Camp, 24 years old, had left Union County 15 months earlier. Letters in the collection of the Union County Historical Society, from Howard Camp to his mother Mrs. A. P. (Bessie) Camp of Blue Springs, tell a story of him “being in action quite a bit and that the mail is coming faster now, it takes about 11 days to get a letter…”

In an August 1943 letter he says, “I can’t say much about the war hear (sic) except that things were pretty exciting the first few days. I think I have a few gray hairs in my head.” In a letter dated December 2, 1943, about six weeks before he was killed, he writes to his brother Spencer who is also in the Army “…I had my first shave today in about a month and am at the time pretty dirty. I wish everyone in the states could see what war is really like in Italy. I am glad it will never come to the states. I don’t believe it will last much longer in Europe because of the bombing in Berlin. I have seen some of the bombed out cities.“ And that was the last letter received from Howard Camp.

Letters from Camp to his mother and then from his mother to his sister Madie are part of the Howard Camp story in the museum archives.

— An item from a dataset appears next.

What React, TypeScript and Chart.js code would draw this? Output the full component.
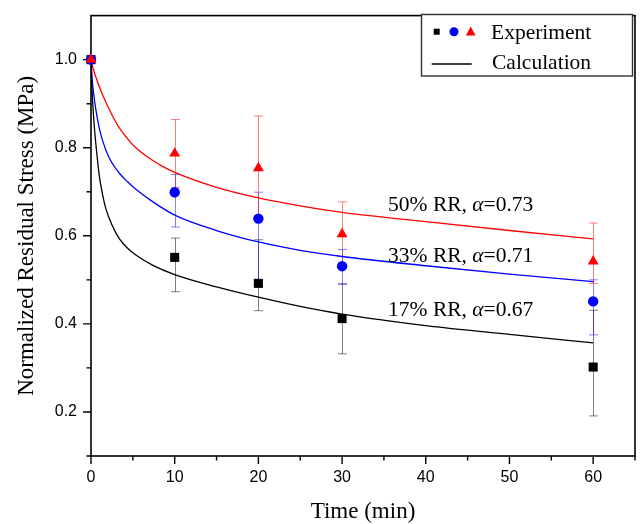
import React, { useEffect, useRef } from 'react';
import { Chart, registerables } from 'chart.js';

Chart.register(...registerables);

// Calculation curves
const curveTime17 = [0, 0.05, 0.1, 0.2, 0.4, 0.7, 1, 1.4, 1.8, 2.5, 3.4, 4.4, 5.4, 7.4, 10, 15, 20, 25, 30, 40, 50, 60];
const curve17 = [1.0, 0.962, 0.94, 0.9025, 0.847, 0.786, 0.735, 0.692, 0.66, 0.625, 0.593, 0.571, 0.556, 0.533, 0.512, 0.484, 0.4605, 0.4395, 0.422, 0.396, 0.376, 0.357];
const curveTime33 = [0, 0.15, 0.3, 0.6, 1.0, 1.4, 2.2, 3.4, 4.4, 5.4, 7.4, 10, 15, 20, 25, 30, 40, 50, 60];
const curve33 = [1.0, 0.953, 0.925, 0.884, 0.844, 0.815, 0.776, 0.742, 0.722, 0.705, 0.677, 0.647, 0.612, 0.586, 0.567, 0.553, 0.532, 0.513, 0.496];
const curveTime50 = [0, 0.12, 0.5, 1.34, 2.6, 3.32, 4.6, 5.3, 6.6, 7.3, 8.6, 10, 15, 20, 25, 30, 40, 50, 60];
const curve50 = [1.0, 0.989, 0.965, 0.922, 0.871, 0.847, 0.815, 0.801, 0.781, 0.772, 0.757, 0.744, 0.71, 0.686, 0.668, 0.653, 0.632, 0.612, 0.593];

// Experiment points with error bar bounds
const expTime = [0, 10, 20, 30, 60];
const exp17 = [1.0, 0.551, 0.492, 0.412, 0.302];
const err17Low = [1.0, 0.473, 0.43, 0.332, 0.191];
const err17High = [1.0, 0.595, 0.591, 0.491, 0.431];
const exp33 = [1.0, 0.699, 0.639, 0.531, 0.451];
const err33Low = [1.0, 0.62, 0.5, 0.49, 0.375];
const err33High = [1.0, 0.739, 0.699, 0.569, 0.5];
const exp50 = [1.0, 0.787, 0.754, 0.604, 0.542];
const err50Low = [1.0, 0.71, 0.64, 0.53, 0.492];
const err50High = [1.0, 0.864, 0.872, 0.677, 0.629];

// Axes
const xTickValues = [0, 10, 20, 30, 40, 50, 60];
const xMinorTicks = [5, 15, 25, 35, 45, 55, 65];
const yTickValues = [0.2, 0.4, 0.6, 0.8, 1.0];
const yMinorTicks = [0.1, 0.3, 0.5, 0.7, 0.9];

// Annotations
const annoPrefix = ['50% RR, ', '33% RR, ', '17% RR, '];
const annoSuffix = ['=0.73', '=0.71', '=0.67'];
const annoX = [35.5, 35.5, 35.5];
const annoY = [0.6555, 0.5399, 0.4181];

const SERIF = '"Liberation Serif", "Times New Roman", serif';
const SANS = '"Liberation Sans", Arial, sans-serif';

const toPts = (xs: number[], ys: number[]) => xs.map((x, i) => ({ x, y: ys[i] }));

const errSeries = [
  { low: err17Low, high: err17High, color: 'rgba(0,0,0,0.5)' },
  { low: err33Low, high: err33High, color: 'rgba(0,0,255,0.5)' },
  { low: err50Low, high: err50High, color: 'rgba(255,0,0,0.5)' },
];

const decor = {
  id: 'decor',
  beforeDatasetsDraw(chart: any) {
    const { ctx, chartArea: a, scales } = chart;
    const xs = scales.x, ys = scales.y;
    ctx.save();
    // frame
    ctx.strokeStyle = '#000';
    ctx.lineWidth = 1.6;
    ctx.strokeRect(a.left, a.top, a.right - a.left, a.bottom - a.top);
    // ticks
    ctx.lineWidth = 1.4;
    ctx.beginPath();
    xTickValues.forEach((v) => {
      const px = xs.getPixelForValue(v);
      ctx.moveTo(px, a.bottom);
      ctx.lineTo(px, a.bottom + 8);
    });
    xMinorTicks.forEach((v) => {
      const px = xs.getPixelForValue(v);
      ctx.moveTo(px, a.bottom);
      ctx.lineTo(px, a.bottom + 4.5);
    });
    yTickValues.forEach((v) => {
      const py = ys.getPixelForValue(v);
      ctx.moveTo(a.left, py);
      ctx.lineTo(a.left - 8, py);
    });
    yMinorTicks.forEach((v) => {
      const py = ys.getPixelForValue(v);
      ctx.moveTo(a.left, py);
      ctx.lineTo(a.left - 4.5, py);
    });
    ctx.stroke();
    // error bars
    ctx.lineWidth = 1;
    errSeries.forEach((s) => {
      ctx.strokeStyle = s.color;
      ctx.beginPath();
      expTime.forEach((t, i) => {
        if (s.high[i] <= s.low[i]) return;
        const px = Math.round(xs.getPixelForValue(t)) + 0.5;
        const pl = ys.getPixelForValue(s.low[i]);
        const ph = ys.getPixelForValue(s.high[i]);
        ctx.moveTo(px, pl);
        ctx.lineTo(px, ph);
        ctx.moveTo(px - 4.5, pl);
        ctx.lineTo(px + 4.5, pl);
        ctx.moveTo(px - 4.5, ph);
        ctx.lineTo(px + 4.5, ph);
      });
      ctx.stroke();
    });
    ctx.restore();
  },
  afterDatasetsDraw(chart: any) {
    const { ctx, chartArea: a, scales } = chart;
    const xs = scales.x, ys = scales.y;
    ctx.save();
    ctx.fillStyle = '#000';
    // annotations
    annoPrefix.forEach((p, i) => {
      let x = xs.getPixelForValue(annoX[i]);
      const y = ys.getPixelForValue(annoY[i]);
      ctx.textBaseline = 'alphabetic';
      ctx.textAlign = 'left';
      ctx.font = `21.5px ${SERIF}`;
      ctx.fillText(p, x, y);
      x += ctx.measureText(p).width;
      ctx.font = `italic 21.5px ${SERIF}`;
      ctx.fillText('α', x, y);
      x += ctx.measureText('α').width;
      ctx.font = `21.5px ${SERIF}`;
      ctx.fillText(annoSuffix[i], x, y);
    });
    // axis titles
    ctx.font = `23px ${SERIF}`;
    ctx.textAlign = 'center';
    ctx.textBaseline = 'alphabetic';
    ctx.fillText('Time (min)', (a.left + a.right) / 2, 518);
    ctx.save();
    ctx.translate(33, (a.top + a.bottom) / 2);
    ctx.rotate(-Math.PI / 2);
    ctx.fillText('Normalized Residual Stress (MPa)', 0, 0);
    ctx.restore();
    // legend
    const lx = 421.5, ly = 14.5, lw = 211, lh = 61.5;
    ctx.fillStyle = '#fff';
    ctx.fillRect(lx, ly, lw, lh);
    ctx.strokeStyle = '#333';
    ctx.lineWidth = 1.4;
    ctx.strokeRect(lx, ly, lw, lh);
    ctx.fillStyle = '#000';
    ctx.fillRect(433.7, 28.7, 6, 6);
    ctx.fillStyle = '#0000ff';
    ctx.beginPath();
    ctx.arc(454, 31.7, 4.5, 0, Math.PI * 2);
    ctx.fill();
    ctx.fillStyle = '#ff0000';
    ctx.beginPath();
    ctx.moveTo(470.7, 26.5);
    ctx.lineTo(475.5, 35.5);
    ctx.lineTo(465.9, 35.5);
    ctx.closePath();
    ctx.fill();
    ctx.strokeStyle = '#000';
    ctx.lineWidth = 1.3;
    ctx.beginPath();
    ctx.moveTo(431.7, 64);
    ctx.lineTo(471.7, 64);
    ctx.stroke();
    ctx.fillStyle = '#000';
    ctx.font = `21.5px ${SERIF}`;
    ctx.textAlign = 'left';
    ctx.fillText('Experiment', 491, 39.3);
    ctx.fillText('Calculation', 492, 69.3);
    ctx.restore();
  },
};

export default function App() {
  const ref = useRef<HTMLCanvasElement>(null);
  useEffect(() => {
    if (!ref.current) return;
    const lineDs = (xs: number[], ys: number[], color: string) => ({
      data: toPts(xs, ys),
      borderColor: color,
      backgroundColor: color,
      borderWidth: 1.3,
      pointRadius: 0,
      showLine: true,
      cubicInterpolationMode: 'monotone' as const,
      order: 10,
    });
    const pointDs = (ys: number[], color: string, style: string, r: number, order: number) => ({
      data: toPts(expTime, ys),
      showLine: false,
      pointStyle: style,
      pointRadius: r,
      pointBackgroundColor: color,
      pointBorderColor: color,
      pointBorderWidth: 0,
      clip: false as const,
      order,
    });
    const chart = new Chart(ref.current, {
      type: 'line',
      data: {
        datasets: [
          lineDs(curveTime17, curve17, '#000000'),
          lineDs(curveTime33, curve33, '#0000ff'),
          lineDs(curveTime50, curve50, '#ff0000'),
          pointDs(exp17, '#000000', 'rect', 6.4, 3),
          pointDs(exp33, '#0000ff', 'circle', 5.2, 2),
          pointDs(exp50, '#ff0000', 'triangle', 6.3, 1),
        ] as any,
      },
      options: {
        responsive: false,
        animation: false,
        events: [],
        layout: { padding: { top: 11, right: 7, left: 0, bottom: 0 } },
        plugins: { legend: { display: false }, tooltip: { enabled: false } },
        scales: {
          x: {
            type: 'linear',
            min: 0,
            max: 65,
            afterBuildTicks: (s: any) => {
              s.ticks = xTickValues.map((v) => ({ value: v }));
            },
            afterFit: (s: any) => {
              s.height = 68;
            },
            ticks: {
              autoSkip: false,
              maxRotation: 0,
              padding: 6,
              color: '#000',
              font: { family: SANS, size: 16 },
              callback: (v: any) => String(v),
            },
            grid: { drawOnChartArea: false, tickLength: 6, color: 'rgba(0,0,0,0)' },
            border: { display: false },
          },
          y: {
            type: 'linear',
            min: 0.1,
            max: 1.1,
            afterBuildTicks: (s: any) => {
              s.ticks = yTickValues.map((v) => ({ value: v }));
            },
            afterFit: (s: any) => {
              s.width = 91;
            },
            ticks: {
              autoSkip: false,
              padding: 6,
              color: '#000',
              font: { family: SANS, size: 16 },
              callback: (v: any) => Number(v).toFixed(1),
            },
            grid: { drawOnChartArea: false, tickLength: 8, color: 'rgba(0,0,0,0)' },
            border: { display: false },
          },
        },
      },
      plugins: [decor],
    });
    return () => chart.destroy();
  }, []);
  return (
    <div style={{ position: 'absolute', left: 0, top: 0, width: 642, height: 524, background: '#fff' }}>
      <canvas ref={ref} width={642} height={524} style={{ display: 'block' }} />
    </div>
  );
}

He is also included in the World War II exhibit. His Purple Heart that was presented to his mother after his death is on exhibit in the World War II exhibit. As Mrs. Camp writes to her daughter who was living in Memphis, she writes on April 11, 1944, almost four months after he was killed: “I have not heard any more from Howard. A Mrs. Clayton from Myrtle wrote to me that her boy was missing the 26 Jan too. Said she got a letter from Curtis Gregory who was with them got out and said he would write her as soon as he could what happened the 26 of January. Said it was bad and he was in hopes that more of them would have come out. She was afraid that they were wounded and captured by the Germans. She said she would write to me if she heard anything… I got a letter from James Brassfield who is in the Veterans Hospital at Jackson, said he and Howard were wounded in the invasion of Sicily and went to the hospital together. Howard soon got out and went back to the co. He said he would have thought he (Howard) would have got to come home for a rest…”

But he did not come home but was assigned back to his unit, and family and friends did not hear anything other than Camp and six other Union County soldiers were missing in action.

By May 22, 1944, Mrs. Camp had given up hope, she writes to her daughter Madie: “Will write you this morning as we got a letter from Vera May, she said that J. C. wrote her that Howard was killed and that Newman told him that he knows all about how he was killed and would write us as soon as he is allowed to. I now and almost gave up hope the morning I heard these death bells ringing in my ears just like they did when your papa took sick to die.”

With two other sons in the service, Spencer and Eldridge, Mrs. Camp had many worries during the war. She writes this to her daughter in May 1944: “I know he (Howard) was a good boy to have to go through what he was having to and God saw best to take him out of it. I would not care so much to live on if it was not for the rest of you. But we have to take things as they come.

Howard Camp did not receive the letter that his mother wrote to him, on February 8. It was returned to her. And on June 6, 1944, a letter was received by Camp’s mother that told her that her son, Howard, was missing in action and on July 18, 1944, she received a letter from the War Department that said: “…the late Private First Class Howard Camp was killed in action in Italy on 26 January 1944. A report has now been received in the War Department relative to the circumstances preceding your son’s death. This report discloses hat Private Camp was … embarked from Naples, Italy on 24 January 1944 en route to the Anzio Beachhead. Due to rough sea, the troops were unable to disembark upon arrival. The following day the ship was struck by a mine and the order given to abandon ship…”

”In an article in the New Albany Gazette dated January 31, 1946 the names of all of the Union County men who had been killed on this ship during this event were listed: In addition to Howard Camp causalities include Irving Aldridge, John Carlton Fortune, Holland Clayton, Clyde McBryde and Mason Brewer.